== Directions ==
In this exercise, return the whole listing exactly, excluding any images.

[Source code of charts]

........

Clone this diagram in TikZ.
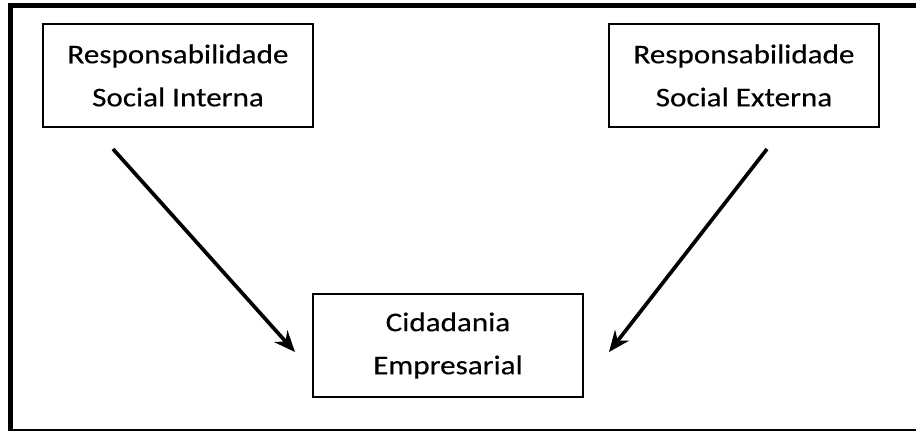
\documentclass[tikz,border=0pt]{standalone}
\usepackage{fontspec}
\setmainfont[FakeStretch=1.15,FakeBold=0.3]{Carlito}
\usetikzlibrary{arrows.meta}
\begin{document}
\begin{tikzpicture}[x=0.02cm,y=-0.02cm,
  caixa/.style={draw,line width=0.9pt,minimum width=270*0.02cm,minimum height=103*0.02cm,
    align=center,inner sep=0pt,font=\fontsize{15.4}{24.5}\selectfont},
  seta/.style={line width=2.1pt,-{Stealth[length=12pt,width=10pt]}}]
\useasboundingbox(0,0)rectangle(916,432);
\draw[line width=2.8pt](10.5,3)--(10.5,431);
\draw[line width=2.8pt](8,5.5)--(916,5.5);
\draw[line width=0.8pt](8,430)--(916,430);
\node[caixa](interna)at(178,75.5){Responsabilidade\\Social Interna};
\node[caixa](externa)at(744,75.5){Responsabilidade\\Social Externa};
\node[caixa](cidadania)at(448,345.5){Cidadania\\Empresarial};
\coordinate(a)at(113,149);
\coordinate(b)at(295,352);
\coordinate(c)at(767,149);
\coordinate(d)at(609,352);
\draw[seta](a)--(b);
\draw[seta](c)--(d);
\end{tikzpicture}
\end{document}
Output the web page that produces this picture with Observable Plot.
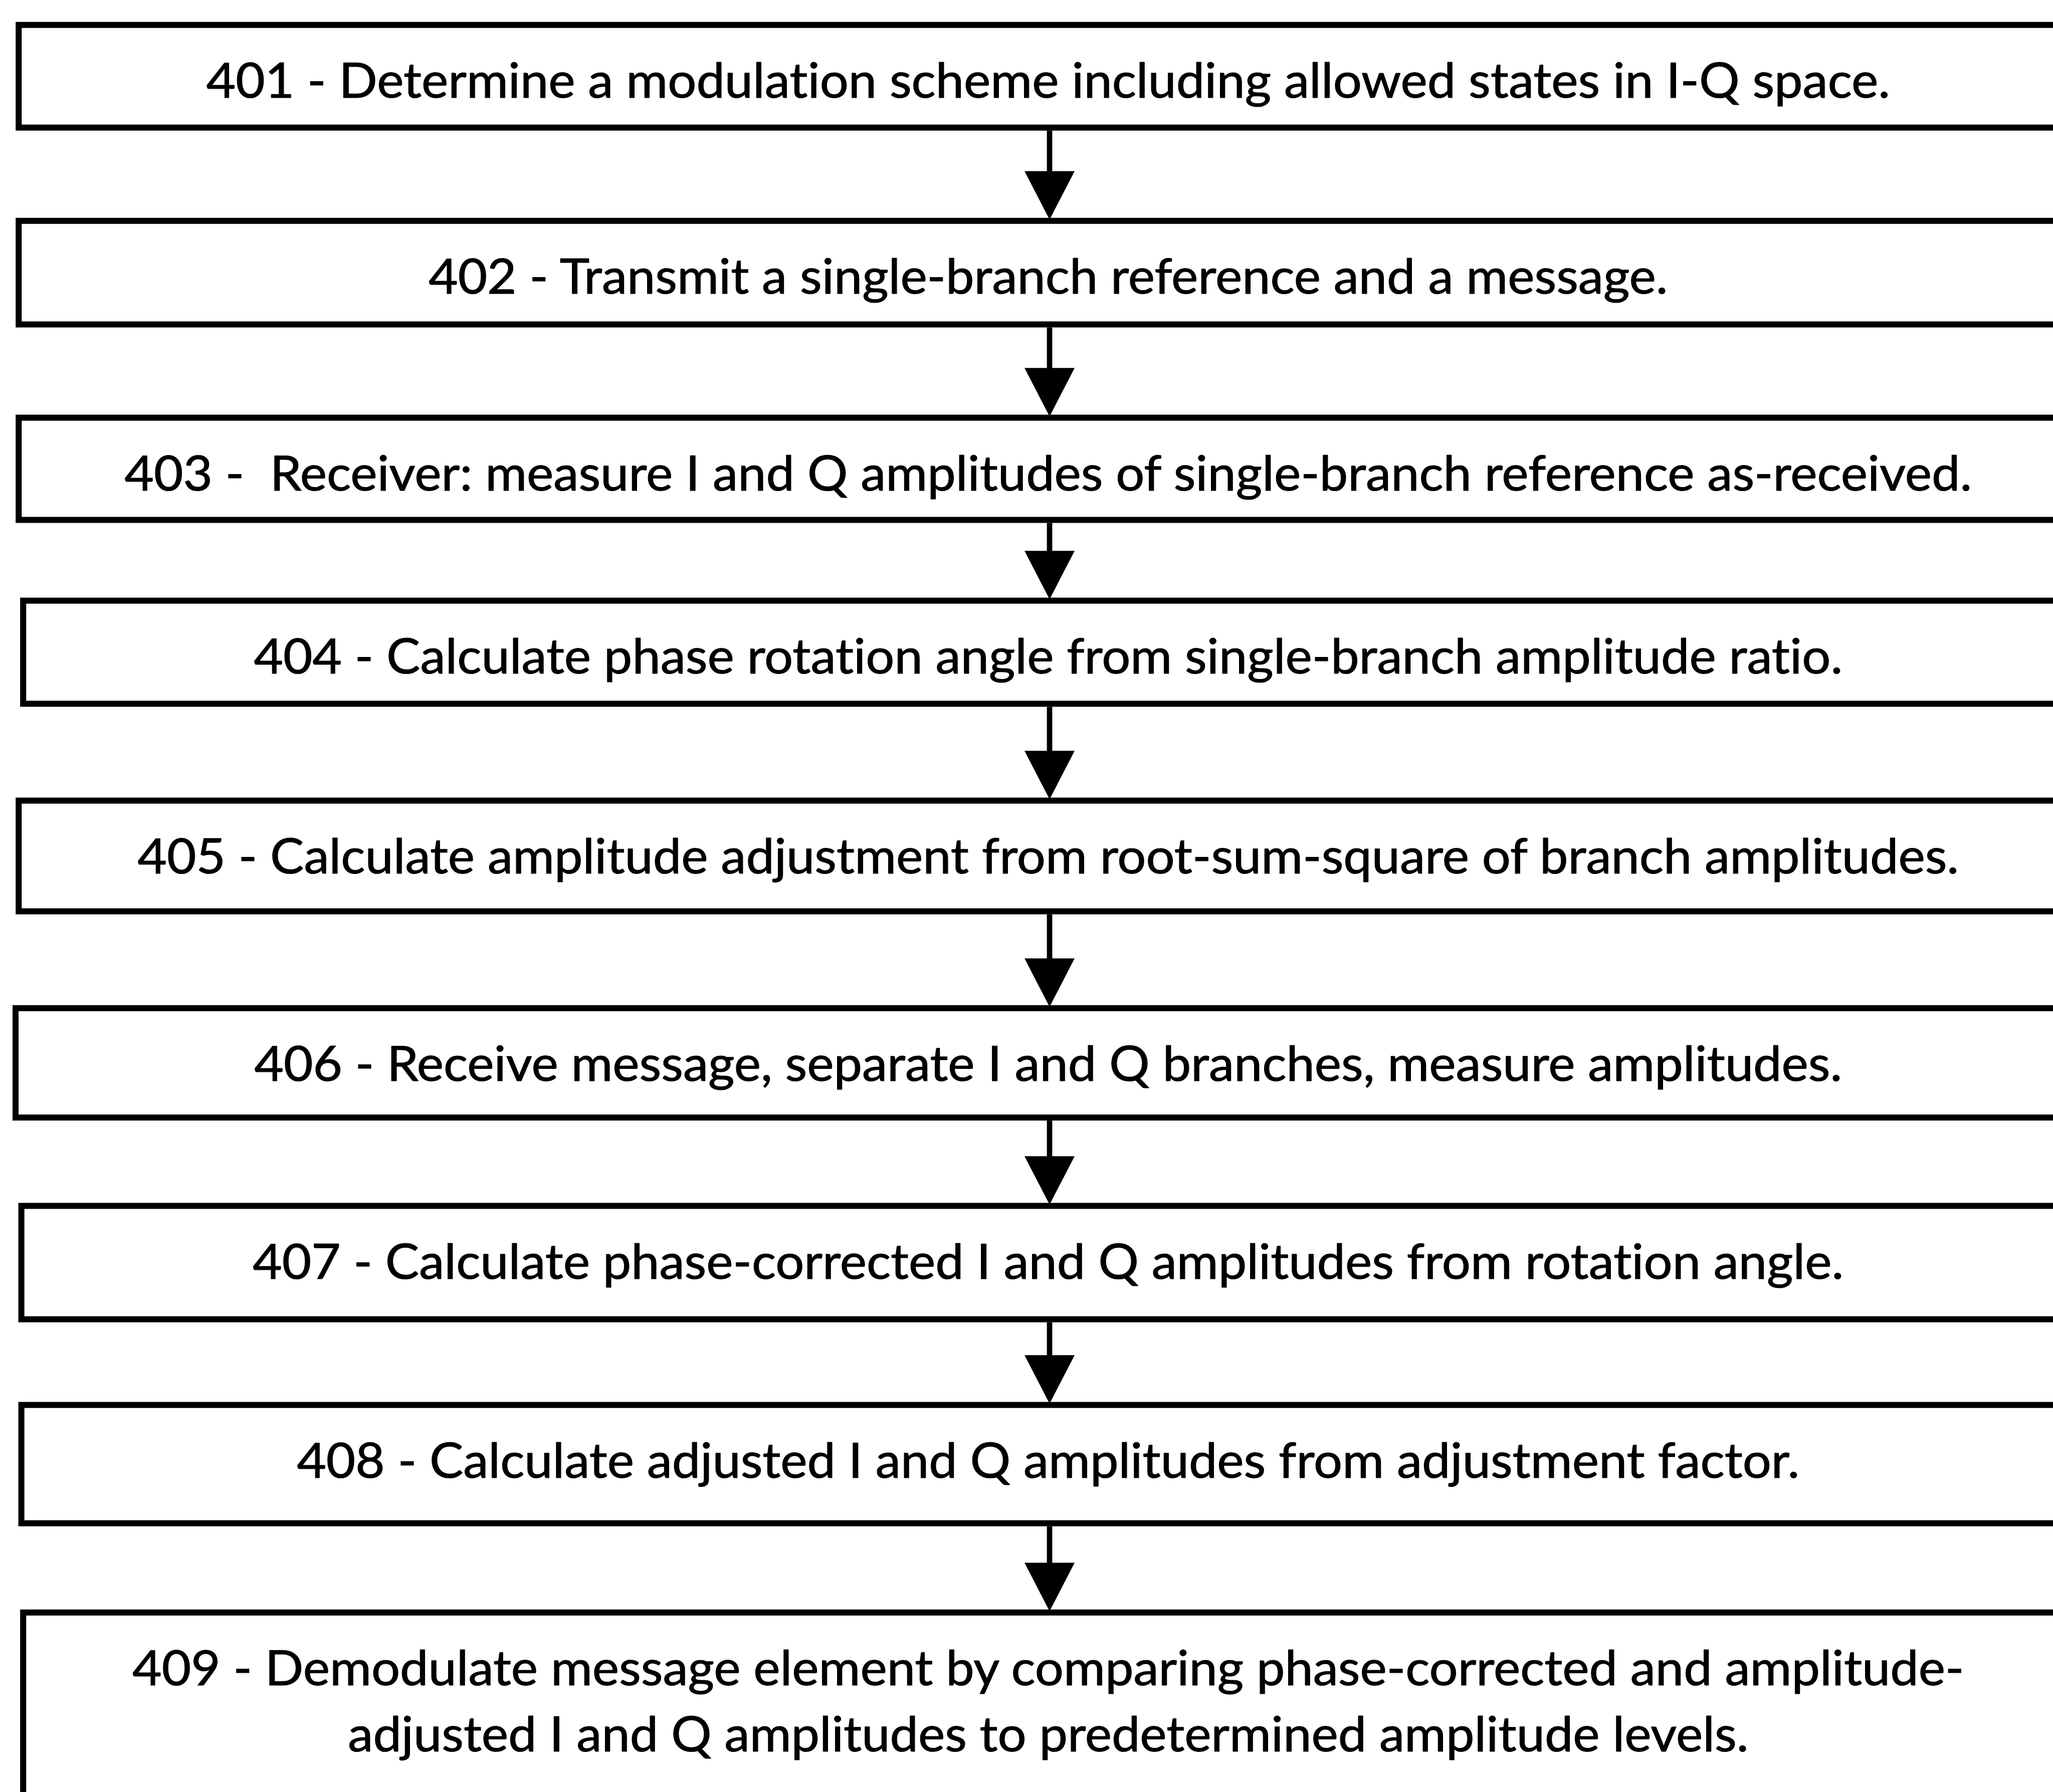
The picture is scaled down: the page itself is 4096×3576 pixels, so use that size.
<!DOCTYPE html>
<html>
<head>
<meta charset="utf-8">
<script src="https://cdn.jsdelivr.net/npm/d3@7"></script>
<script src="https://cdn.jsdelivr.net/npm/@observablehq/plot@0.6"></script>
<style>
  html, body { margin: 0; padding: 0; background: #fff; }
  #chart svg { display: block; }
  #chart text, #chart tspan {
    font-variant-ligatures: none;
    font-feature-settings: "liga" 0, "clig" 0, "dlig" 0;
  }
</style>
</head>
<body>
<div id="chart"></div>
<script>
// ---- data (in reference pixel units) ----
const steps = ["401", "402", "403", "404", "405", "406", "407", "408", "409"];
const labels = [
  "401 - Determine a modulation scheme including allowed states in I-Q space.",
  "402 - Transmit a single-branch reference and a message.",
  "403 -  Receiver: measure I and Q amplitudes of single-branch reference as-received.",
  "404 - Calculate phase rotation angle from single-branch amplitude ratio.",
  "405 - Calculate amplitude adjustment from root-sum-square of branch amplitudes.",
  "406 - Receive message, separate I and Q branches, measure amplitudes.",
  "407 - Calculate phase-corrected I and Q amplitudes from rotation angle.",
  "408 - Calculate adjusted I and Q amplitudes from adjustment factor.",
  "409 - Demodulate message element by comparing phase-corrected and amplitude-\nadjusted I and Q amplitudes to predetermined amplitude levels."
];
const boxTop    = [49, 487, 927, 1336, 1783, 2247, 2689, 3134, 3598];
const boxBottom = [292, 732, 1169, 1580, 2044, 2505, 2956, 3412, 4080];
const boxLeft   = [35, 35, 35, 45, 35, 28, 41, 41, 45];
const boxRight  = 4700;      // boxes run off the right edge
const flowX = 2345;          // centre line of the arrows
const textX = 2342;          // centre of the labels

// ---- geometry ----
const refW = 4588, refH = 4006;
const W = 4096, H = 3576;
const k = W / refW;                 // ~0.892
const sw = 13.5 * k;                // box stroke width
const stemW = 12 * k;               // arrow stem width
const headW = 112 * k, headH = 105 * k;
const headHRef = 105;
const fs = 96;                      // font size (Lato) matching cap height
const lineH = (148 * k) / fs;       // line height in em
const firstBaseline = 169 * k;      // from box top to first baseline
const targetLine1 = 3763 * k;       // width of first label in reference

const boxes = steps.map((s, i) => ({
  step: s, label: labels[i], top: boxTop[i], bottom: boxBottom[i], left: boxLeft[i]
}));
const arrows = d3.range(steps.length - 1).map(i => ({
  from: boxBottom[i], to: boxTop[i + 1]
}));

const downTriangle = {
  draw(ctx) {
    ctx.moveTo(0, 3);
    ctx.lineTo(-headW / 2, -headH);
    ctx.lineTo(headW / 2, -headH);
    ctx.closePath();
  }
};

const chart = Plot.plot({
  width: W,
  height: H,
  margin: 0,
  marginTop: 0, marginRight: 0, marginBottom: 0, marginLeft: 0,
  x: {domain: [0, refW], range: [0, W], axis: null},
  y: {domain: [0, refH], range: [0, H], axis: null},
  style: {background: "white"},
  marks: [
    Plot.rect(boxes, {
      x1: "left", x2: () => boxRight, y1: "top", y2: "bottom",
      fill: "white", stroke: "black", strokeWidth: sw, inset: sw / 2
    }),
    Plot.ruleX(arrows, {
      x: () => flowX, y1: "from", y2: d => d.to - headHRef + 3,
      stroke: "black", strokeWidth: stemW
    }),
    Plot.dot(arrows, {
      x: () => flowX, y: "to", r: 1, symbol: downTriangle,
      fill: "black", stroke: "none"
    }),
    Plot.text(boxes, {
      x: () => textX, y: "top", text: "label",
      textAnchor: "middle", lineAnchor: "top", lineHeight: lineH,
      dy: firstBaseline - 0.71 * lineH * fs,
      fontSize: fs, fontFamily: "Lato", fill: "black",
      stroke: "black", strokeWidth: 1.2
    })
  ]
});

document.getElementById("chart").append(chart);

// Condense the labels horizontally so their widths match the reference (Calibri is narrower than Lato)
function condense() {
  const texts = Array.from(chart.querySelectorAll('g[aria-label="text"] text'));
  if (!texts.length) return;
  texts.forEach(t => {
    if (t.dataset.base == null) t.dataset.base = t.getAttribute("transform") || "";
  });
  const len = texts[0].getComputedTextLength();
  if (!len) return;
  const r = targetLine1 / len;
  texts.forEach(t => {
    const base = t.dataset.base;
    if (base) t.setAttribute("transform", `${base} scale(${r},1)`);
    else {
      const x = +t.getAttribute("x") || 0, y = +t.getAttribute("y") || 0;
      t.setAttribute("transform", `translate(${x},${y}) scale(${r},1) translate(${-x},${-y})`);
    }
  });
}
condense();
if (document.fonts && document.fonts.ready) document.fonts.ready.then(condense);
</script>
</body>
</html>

........

== Solution to the exercise ==
Clone this diagram in TikZ.
\documentclass[tikz,border=0pt]{standalone}
\usepackage{fontspec}
\setmainfont[FakeStretch=1.15,FakeBold=0.3]{Carlito}
\usetikzlibrary{arrows.meta}
\begin{document}
\begin{tikzpicture}[x=0.02cm,y=-0.02cm,
  caixa/.style={draw,line width=0.9pt,minimum width=270*0.02cm,minimum height=103*0.02cm,
    align=center,inner sep=0pt,font=\fontsize{15.4}{24.5}\selectfont},
  seta/.style={line width=2.1pt,-{Stealth[length=12pt,width=10pt]}}]
\useasboundingbox(0,0)rectangle(916,432);
\draw[line width=2.8pt](10.5,3)--(10.5,431);
\draw[line width=2.8pt](8,5.5)--(916,5.5);
\draw[line width=0.8pt](8,430)--(916,430);
\node[caixa](interna)at(178,75.5){Responsabilidade\\Social Interna};
\node[caixa](externa)at(744,75.5){Responsabilidade\\Social Externa};
\node[caixa](cidadania)at(448,345.5){Cidadania\\Empresarial};
\coordinate(a)at(113,149);
\coordinate(b)at(295,352);
\coordinate(c)at(767,149);
\coordinate(d)at(609,352);
\draw[seta](a)--(b);
\draw[seta](c)--(d);
\end{tikzpicture}
\end{document}
Output the web page that produces this picture with Observable Plot.
The picture is scaled down: the page itself is 4096×3576 pixels, so use that size.
<!DOCTYPE html>
<html>
<head>
<meta charset="utf-8">
<script src="https://cdn.jsdelivr.net/npm/d3@7"></script>
<script src="https://cdn.jsdelivr.net/npm/@observablehq/plot@0.6"></script>
<style>
  html, body { margin: 0; padding: 0; background: #fff; }
  #chart svg { display: block; }
  #chart text, #chart tspan {
    font-variant-ligatures: none;
    font-feature-settings: "liga" 0, "clig" 0, "dlig" 0;
  }
</style>
</head>
<body>
<div id="chart"></div>
<script>
// ---- data (in reference pixel units) ----
const steps = ["401", "402", "403", "404", "405", "406", "407", "408", "409"];
const labels = [
  "401 - Determine a modulation scheme including allowed states in I-Q space.",
  "402 - Transmit a single-branch reference and a message.",
  "403 -  Receiver: measure I and Q amplitudes of single-branch reference as-received.",
  "404 - Calculate phase rotation angle from single-branch amplitude ratio.",
  "405 - Calculate amplitude adjustment from root-sum-square of branch amplitudes.",
  "406 - Receive message, separate I and Q branches, measure amplitudes.",
  "407 - Calculate phase-corrected I and Q amplitudes from rotation angle.",
  "408 - Calculate adjusted I and Q amplitudes from adjustment factor.",
  "409 - Demodulate message element by comparing phase-corrected and amplitude-\nadjusted I and Q amplitudes to predetermined amplitude levels."
];
const boxTop    = [49, 487, 927, 1336, 1783, 2247, 2689, 3134, 3598];
const boxBottom = [292, 732, 1169, 1580, 2044, 2505, 2956, 3412, 4080];
const boxLeft   = [35, 35, 35, 45, 35, 28, 41, 41, 45];
const boxRight  = 4700;      // boxes run off the right edge
const flowX = 2345;          // centre line of the arrows
const textX = 2342;          // centre of the labels

// ---- geometry ----
const refW = 4588, refH = 4006;
const W = 4096, H = 3576;
const k = W / refW;                 // ~0.892
const sw = 13.5 * k;                // box stroke width
const stemW = 12 * k;               // arrow stem width
const headW = 112 * k, headH = 105 * k;
const headHRef = 105;
const fs = 96;                      // font size (Lato) matching cap height
const lineH = (148 * k) / fs;       // line height in em
const firstBaseline = 169 * k;      // from box top to first baseline
const targetLine1 = 3763 * k;       // width of first label in reference

const boxes = steps.map((s, i) => ({
  step: s, label: labels[i], top: boxTop[i], bottom: boxBottom[i], left: boxLeft[i]
}));
const arrows = d3.range(steps.length - 1).map(i => ({
  from: boxBottom[i], to: boxTop[i + 1]
}));

const downTriangle = {
  draw(ctx) {
    ctx.moveTo(0, 3);
    ctx.lineTo(-headW / 2, -headH);
    ctx.lineTo(headW / 2, -headH);
    ctx.closePath();
  }
};

const chart = Plot.plot({
  width: W,
  height: H,
  margin: 0,
  marginTop: 0, marginRight: 0, marginBottom: 0, marginLeft: 0,
  x: {domain: [0, refW], range: [0, W], axis: null},
  y: {domain: [0, refH], range: [0, H], axis: null},
  style: {background: "white"},
  marks: [
    Plot.rect(boxes, {
      x1: "left", x2: () => boxRight, y1: "top", y2: "bottom",
      fill: "white", stroke: "black", strokeWidth: sw, inset: sw / 2
    }),
    Plot.ruleX(arrows, {
      x: () => flowX, y1: "from", y2: d => d.to - headHRef + 3,
      stroke: "black", strokeWidth: stemW
    }),
    Plot.dot(arrows, {
      x: () => flowX, y: "to", r: 1, symbol: downTriangle,
      fill: "black", stroke: "none"
    }),
    Plot.text(boxes, {
      x: () => textX, y: "top", text: "label",
      textAnchor: "middle", lineAnchor: "top", lineHeight: lineH,
      dy: firstBaseline - 0.71 * lineH * fs,
      fontSize: fs, fontFamily: "Lato", fill: "black",
      stroke: "black", strokeWidth: 1.2
    })
  ]
});

document.getElementById("chart").append(chart);

// Condense the labels horizontally so their widths match the reference (Calibri is narrower than Lato)
function condense() {
  const texts = Array.from(chart.querySelectorAll('g[aria-label="text"] text'));
  if (!texts.length) return;
  texts.forEach(t => {
    if (t.dataset.base == null) t.dataset.base = t.getAttribute("transform") || "";
  });
  const len = texts[0].getComputedTextLength();
  if (!len) return;
  const r = targetLine1 / len;
  texts.forEach(t => {
    const base = t.dataset.base;
    if (base) t.setAttribute("transform", `${base} scale(${r},1)`);
    else {
      const x = +t.getAttribute("x") || 0, y = +t.getAttribute("y") || 0;
      t.setAttribute("transform", `translate(${x},${y}) scale(${r},1) translate(${-x},${-y})`);
    }
  });
}
condense();
if (document.fonts && document.fonts.ready) document.fonts.ready.then(condense);
</script>
</body>
</html>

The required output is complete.